In part because Marius really is a man of integrity, he eventually discovers his error and seeks out Valjean’s forgiveness. But the way that Hugo frames this opinion of Marius is rather interesting:
“He had not yet come to distinguish between that which is written by man and that which is written by God, between law and right . . . He found it quite simple that certain breaches of the written law should be followed by eternal suffering, and he accepted, as the process of civilization, social damnation.”

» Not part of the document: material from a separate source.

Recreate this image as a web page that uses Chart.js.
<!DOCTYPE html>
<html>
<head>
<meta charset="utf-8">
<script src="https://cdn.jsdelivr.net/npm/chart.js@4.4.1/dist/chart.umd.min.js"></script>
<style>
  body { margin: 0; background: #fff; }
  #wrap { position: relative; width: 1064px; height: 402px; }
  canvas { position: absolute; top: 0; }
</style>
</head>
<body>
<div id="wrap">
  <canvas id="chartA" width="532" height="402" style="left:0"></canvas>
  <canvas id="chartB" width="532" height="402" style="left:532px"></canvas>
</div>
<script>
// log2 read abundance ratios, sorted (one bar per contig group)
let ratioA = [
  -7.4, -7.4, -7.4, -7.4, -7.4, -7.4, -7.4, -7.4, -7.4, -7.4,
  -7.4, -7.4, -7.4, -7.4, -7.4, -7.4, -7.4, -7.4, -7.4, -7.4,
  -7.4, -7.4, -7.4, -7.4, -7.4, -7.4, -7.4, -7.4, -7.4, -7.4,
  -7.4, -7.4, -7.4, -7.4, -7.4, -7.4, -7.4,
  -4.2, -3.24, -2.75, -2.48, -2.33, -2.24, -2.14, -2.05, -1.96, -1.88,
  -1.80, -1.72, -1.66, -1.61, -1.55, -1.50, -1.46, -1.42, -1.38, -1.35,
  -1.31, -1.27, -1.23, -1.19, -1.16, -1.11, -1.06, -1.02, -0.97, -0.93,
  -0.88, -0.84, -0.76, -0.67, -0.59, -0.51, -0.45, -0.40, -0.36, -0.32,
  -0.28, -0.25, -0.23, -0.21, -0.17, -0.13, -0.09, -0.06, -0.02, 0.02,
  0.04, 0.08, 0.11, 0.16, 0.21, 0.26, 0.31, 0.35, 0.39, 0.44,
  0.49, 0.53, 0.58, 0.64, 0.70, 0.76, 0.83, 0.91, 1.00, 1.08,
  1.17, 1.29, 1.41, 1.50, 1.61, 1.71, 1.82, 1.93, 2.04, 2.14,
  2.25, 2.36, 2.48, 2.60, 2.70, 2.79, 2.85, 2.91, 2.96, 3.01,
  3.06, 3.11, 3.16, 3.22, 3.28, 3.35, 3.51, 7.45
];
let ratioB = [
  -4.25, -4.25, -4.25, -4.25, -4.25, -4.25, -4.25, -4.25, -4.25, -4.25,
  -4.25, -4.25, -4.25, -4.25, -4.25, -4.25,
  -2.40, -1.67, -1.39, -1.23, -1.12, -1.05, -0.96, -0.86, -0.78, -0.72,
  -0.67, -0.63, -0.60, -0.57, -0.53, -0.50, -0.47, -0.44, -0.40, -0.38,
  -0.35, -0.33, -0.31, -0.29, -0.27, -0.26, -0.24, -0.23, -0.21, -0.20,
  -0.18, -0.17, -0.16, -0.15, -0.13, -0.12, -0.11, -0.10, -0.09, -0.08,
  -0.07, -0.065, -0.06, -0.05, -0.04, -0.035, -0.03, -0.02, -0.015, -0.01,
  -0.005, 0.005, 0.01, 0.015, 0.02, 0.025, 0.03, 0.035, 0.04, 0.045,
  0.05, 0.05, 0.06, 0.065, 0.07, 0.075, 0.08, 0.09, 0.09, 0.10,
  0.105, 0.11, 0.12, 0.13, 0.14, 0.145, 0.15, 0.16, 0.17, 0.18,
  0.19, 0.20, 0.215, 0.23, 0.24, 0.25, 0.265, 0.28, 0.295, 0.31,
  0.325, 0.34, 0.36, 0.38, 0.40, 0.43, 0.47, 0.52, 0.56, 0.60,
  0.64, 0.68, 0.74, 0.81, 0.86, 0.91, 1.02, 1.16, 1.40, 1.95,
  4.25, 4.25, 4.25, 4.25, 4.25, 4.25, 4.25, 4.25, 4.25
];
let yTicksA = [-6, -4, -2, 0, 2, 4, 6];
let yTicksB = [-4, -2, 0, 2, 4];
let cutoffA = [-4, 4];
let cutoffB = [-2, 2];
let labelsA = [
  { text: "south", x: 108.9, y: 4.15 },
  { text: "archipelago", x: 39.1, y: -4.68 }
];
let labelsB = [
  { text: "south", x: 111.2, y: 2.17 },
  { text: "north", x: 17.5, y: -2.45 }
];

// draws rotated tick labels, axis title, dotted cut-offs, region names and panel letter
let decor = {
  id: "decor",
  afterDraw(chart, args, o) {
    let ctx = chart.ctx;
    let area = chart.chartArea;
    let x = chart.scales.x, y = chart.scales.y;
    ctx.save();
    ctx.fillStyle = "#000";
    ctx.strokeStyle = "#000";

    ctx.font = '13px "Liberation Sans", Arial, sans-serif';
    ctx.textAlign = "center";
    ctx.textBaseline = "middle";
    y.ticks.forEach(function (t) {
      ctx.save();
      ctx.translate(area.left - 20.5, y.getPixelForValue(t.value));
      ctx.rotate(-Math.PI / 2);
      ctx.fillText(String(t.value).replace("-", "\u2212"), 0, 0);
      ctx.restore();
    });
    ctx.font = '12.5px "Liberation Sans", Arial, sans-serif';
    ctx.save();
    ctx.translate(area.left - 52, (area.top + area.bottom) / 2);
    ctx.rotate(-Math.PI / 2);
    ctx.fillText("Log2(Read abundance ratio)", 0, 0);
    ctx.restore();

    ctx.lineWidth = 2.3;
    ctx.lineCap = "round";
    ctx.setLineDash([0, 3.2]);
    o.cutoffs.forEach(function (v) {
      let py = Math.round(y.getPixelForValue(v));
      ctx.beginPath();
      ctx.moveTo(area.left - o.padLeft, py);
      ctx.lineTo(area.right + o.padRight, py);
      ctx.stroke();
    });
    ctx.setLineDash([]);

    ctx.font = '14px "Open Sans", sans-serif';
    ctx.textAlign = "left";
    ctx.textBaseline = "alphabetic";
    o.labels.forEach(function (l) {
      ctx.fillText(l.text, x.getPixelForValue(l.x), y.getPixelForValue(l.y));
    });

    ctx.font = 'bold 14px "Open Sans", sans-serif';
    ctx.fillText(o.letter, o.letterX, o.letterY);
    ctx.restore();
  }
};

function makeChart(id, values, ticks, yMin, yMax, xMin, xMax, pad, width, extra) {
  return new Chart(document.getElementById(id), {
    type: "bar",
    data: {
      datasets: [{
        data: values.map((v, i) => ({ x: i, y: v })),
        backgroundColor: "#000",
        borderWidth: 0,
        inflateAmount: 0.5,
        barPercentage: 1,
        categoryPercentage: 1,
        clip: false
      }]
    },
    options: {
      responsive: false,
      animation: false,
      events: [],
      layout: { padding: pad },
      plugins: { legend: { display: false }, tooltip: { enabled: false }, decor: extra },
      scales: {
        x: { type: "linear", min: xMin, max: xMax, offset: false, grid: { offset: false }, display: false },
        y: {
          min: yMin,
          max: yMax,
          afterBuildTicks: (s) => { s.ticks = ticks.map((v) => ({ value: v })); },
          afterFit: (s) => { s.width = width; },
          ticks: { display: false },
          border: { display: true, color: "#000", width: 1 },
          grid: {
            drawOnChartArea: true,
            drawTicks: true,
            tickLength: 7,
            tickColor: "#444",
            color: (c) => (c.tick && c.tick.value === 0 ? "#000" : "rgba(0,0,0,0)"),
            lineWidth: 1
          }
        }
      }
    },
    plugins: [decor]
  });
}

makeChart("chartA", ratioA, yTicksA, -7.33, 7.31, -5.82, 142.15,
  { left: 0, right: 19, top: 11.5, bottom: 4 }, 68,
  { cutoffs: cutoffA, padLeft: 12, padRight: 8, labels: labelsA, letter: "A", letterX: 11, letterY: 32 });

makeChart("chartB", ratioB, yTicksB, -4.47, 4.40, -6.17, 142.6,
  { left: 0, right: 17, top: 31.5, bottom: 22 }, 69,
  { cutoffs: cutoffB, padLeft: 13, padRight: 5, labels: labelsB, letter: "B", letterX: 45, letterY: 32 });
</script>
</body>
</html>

This is somewhat jarring to read of Marius’s character. While his character is not flawless, he is full of integrity, and much about him is laudable. This description of him, particularly the bit about not distinguishing between the law of man and the righteousness of God, sounds a great deal like the inflexibility of Javert. And so rings the great truth of this part of the story – the cruelty that brings misery on the lower classes of Les Miserables is not restricted to those we think of as “bad men.” It can happen any time someone pursues justice at the expense of compassion.
This brings me back to the modern context. I speak frequently about the conflation of church culture and politically conservative culture, and while I consider myself much closer to a conservative than a liberal, there are still certain cultural attitudes from that sector that do not flow naturally from Christianity. Among these is a particular outgrowth from the “bootstraps” mentality; namely that you lie in the bed you make, and criminals get no change of sheets. This often is accompanied by a suspicion towards anyone with a criminal record, and a lack of compassion towards the plight of the ex-convict trying to make a new life. This includes, for example, resisting the pull of old habits and friends, trying to get a job while having to disclose your crime, and many other difficulties. Christians, unfortunately, have sometimes joined this social damnation.
Now of course, not all crimes are equal and neither are all criminals. For every Jean Valjean there is a Monsieur Thénardier. But we must take extra care that we do not assume everyone with a blemish on their record is a Thénardier; some might be Valjean, and feeling similarly discouraged and downtrodden. May we all be a Monseigneur Bienvenu to them.